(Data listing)
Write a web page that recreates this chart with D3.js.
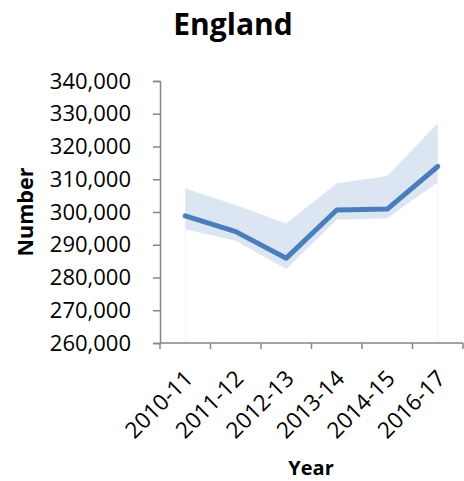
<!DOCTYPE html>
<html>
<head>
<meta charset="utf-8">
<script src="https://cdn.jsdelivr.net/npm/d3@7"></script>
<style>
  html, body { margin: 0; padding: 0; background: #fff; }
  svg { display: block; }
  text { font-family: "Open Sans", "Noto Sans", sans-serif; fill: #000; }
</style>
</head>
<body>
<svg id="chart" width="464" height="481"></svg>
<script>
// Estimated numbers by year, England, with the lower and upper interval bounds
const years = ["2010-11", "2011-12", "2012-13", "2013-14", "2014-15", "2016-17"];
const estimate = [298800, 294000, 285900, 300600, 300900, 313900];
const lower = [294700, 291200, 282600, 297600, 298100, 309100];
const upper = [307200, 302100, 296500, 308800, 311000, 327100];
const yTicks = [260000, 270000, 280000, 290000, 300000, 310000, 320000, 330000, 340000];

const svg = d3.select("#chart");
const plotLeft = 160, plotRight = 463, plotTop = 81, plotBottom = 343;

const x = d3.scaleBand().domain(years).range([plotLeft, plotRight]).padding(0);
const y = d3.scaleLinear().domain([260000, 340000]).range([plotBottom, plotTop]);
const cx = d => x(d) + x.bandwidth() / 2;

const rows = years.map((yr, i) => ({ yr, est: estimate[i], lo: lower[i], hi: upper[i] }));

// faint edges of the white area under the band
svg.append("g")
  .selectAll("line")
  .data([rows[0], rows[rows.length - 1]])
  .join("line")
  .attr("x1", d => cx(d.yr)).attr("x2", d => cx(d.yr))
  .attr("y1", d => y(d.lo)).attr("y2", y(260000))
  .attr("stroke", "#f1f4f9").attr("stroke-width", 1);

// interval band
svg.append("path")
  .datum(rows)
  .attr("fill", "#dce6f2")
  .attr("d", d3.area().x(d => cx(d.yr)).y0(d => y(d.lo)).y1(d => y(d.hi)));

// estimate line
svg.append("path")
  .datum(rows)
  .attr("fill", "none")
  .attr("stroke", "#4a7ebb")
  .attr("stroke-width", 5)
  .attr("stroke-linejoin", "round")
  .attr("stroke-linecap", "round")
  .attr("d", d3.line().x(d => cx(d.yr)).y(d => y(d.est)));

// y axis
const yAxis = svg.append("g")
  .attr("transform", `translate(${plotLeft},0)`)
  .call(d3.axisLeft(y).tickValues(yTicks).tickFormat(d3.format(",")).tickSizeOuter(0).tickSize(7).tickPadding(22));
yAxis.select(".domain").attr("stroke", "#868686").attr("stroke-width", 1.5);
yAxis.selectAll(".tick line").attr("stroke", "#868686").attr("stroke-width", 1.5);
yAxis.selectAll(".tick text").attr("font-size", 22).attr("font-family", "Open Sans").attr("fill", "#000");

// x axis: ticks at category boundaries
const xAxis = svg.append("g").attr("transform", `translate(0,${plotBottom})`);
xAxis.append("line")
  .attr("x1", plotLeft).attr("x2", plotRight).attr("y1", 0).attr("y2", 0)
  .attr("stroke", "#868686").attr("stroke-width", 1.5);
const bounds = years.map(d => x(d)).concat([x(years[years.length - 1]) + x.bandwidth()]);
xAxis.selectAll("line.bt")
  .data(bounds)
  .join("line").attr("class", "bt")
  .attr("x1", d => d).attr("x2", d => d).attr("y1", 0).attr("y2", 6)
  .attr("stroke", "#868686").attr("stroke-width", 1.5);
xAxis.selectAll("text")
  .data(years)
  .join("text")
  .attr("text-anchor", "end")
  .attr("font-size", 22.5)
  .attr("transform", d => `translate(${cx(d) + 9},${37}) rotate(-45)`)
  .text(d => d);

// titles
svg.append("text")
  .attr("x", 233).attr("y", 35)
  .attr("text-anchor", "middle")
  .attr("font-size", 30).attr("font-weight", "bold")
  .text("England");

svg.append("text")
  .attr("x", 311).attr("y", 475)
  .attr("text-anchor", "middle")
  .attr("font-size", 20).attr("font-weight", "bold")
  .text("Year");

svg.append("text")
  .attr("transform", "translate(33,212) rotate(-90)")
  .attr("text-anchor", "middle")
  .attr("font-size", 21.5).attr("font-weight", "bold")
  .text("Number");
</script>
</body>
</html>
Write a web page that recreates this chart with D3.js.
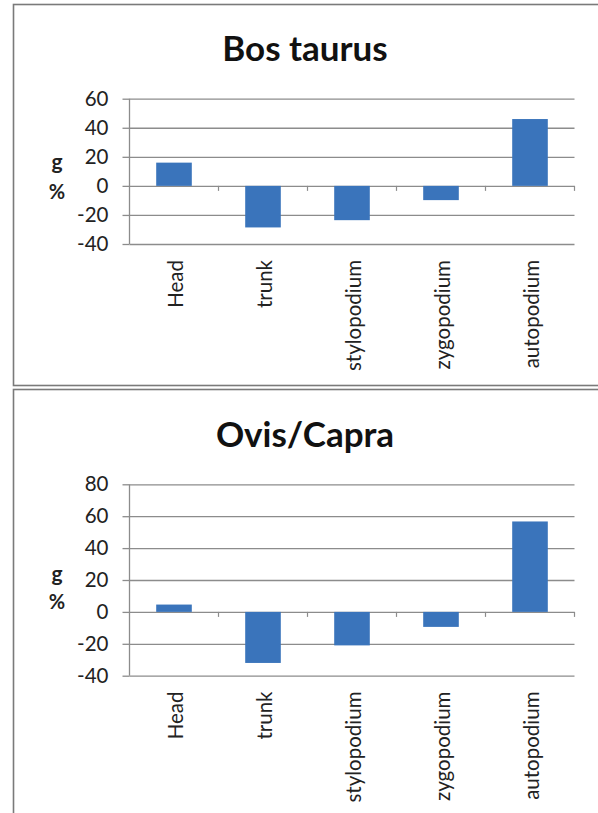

● PROBLEM DETAILS:
Copy every line of the data word for word, omitting the images.

● COMPLETED EXERCISE:
Write a web page that recreates this chart with D3.js.
<!DOCTYPE html>
<html>
<head>
<meta charset="utf-8">
<script src="https://cdn.jsdelivr.net/npm/d3@7"></script>
<style>
  html, body { margin: 0; padding: 0; background: #fff; }
  svg { display: block; }
  text { font-family: "Open Sans", "Noto Sans", sans-serif; fill: #000; }
</style>
</head>
<body>
<svg id="chart" width="464" height="481"></svg>
<script>
// Estimated numbers by year, England, with the lower and upper interval bounds
const years = ["2010-11", "2011-12", "2012-13", "2013-14", "2014-15", "2016-17"];
const estimate = [298800, 294000, 285900, 300600, 300900, 313900];
const lower = [294700, 291200, 282600, 297600, 298100, 309100];
const upper = [307200, 302100, 296500, 308800, 311000, 327100];
const yTicks = [260000, 270000, 280000, 290000, 300000, 310000, 320000, 330000, 340000];

const svg = d3.select("#chart");
const plotLeft = 160, plotRight = 463, plotTop = 81, plotBottom = 343;

const x = d3.scaleBand().domain(years).range([plotLeft, plotRight]).padding(0);
const y = d3.scaleLinear().domain([260000, 340000]).range([plotBottom, plotTop]);
const cx = d => x(d) + x.bandwidth() / 2;

const rows = years.map((yr, i) => ({ yr, est: estimate[i], lo: lower[i], hi: upper[i] }));

// faint edges of the white area under the band
svg.append("g")
  .selectAll("line")
  .data([rows[0], rows[rows.length - 1]])
  .join("line")
  .attr("x1", d => cx(d.yr)).attr("x2", d => cx(d.yr))
  .attr("y1", d => y(d.lo)).attr("y2", y(260000))
  .attr("stroke", "#f1f4f9").attr("stroke-width", 1);

// interval band
svg.append("path")
  .datum(rows)
  .attr("fill", "#dce6f2")
  .attr("d", d3.area().x(d => cx(d.yr)).y0(d => y(d.lo)).y1(d => y(d.hi)));

// estimate line
svg.append("path")
  .datum(rows)
  .attr("fill", "none")
  .attr("stroke", "#4a7ebb")
  .attr("stroke-width", 5)
  .attr("stroke-linejoin", "round")
  .attr("stroke-linecap", "round")
  .attr("d", d3.line().x(d => cx(d.yr)).y(d => y(d.est)));

// y axis
const yAxis = svg.append("g")
  .attr("transform", `translate(${plotLeft},0)`)
  .call(d3.axisLeft(y).tickValues(yTicks).tickFormat(d3.format(",")).tickSizeOuter(0).tickSize(7).tickPadding(22));
yAxis.select(".domain").attr("stroke", "#868686").attr("stroke-width", 1.5);
yAxis.selectAll(".tick line").attr("stroke", "#868686").attr("stroke-width", 1.5);
yAxis.selectAll(".tick text").attr("font-size", 22).attr("font-family", "Open Sans").attr("fill", "#000");

// x axis: ticks at category boundaries
const xAxis = svg.append("g").attr("transform", `translate(0,${plotBottom})`);
xAxis.append("line")
  .attr("x1", plotLeft).attr("x2", plotRight).attr("y1", 0).attr("y2", 0)
  .attr("stroke", "#868686").attr("stroke-width", 1.5);
const bounds = years.map(d => x(d)).concat([x(years[years.length - 1]) + x.bandwidth()]);
xAxis.selectAll("line.bt")
  .data(bounds)
  .join("line").attr("class", "bt")
  .attr("x1", d => d).attr("x2", d => d).attr("y1", 0).attr("y2", 6)
  .attr("stroke", "#868686").attr("stroke-width", 1.5);
xAxis.selectAll("text")
  .data(years)
  .join("text")
  .attr("text-anchor", "end")
  .attr("font-size", 22.5)
  .attr("transform", d => `translate(${cx(d) + 9},${37}) rotate(-45)`)
  .text(d => d);

// titles
svg.append("text")
  .attr("x", 233).attr("y", 35)
  .attr("text-anchor", "middle")
  .attr("font-size", 30).attr("font-weight", "bold")
  .text("England");

svg.append("text")
  .attr("x", 311).attr("y", 475)
  .attr("text-anchor", "middle")
  .attr("font-size", 20).attr("font-weight", "bold")
  .text("Year");

svg.append("text")
  .attr("transform", "translate(33,212) rotate(-90)")
  .attr("text-anchor", "middle")
  .attr("font-size", 21.5).attr("font-weight", "bold")
  .text("Number");
</script>
</body>
</html>
Write a web page that recreates this chart with D3.js.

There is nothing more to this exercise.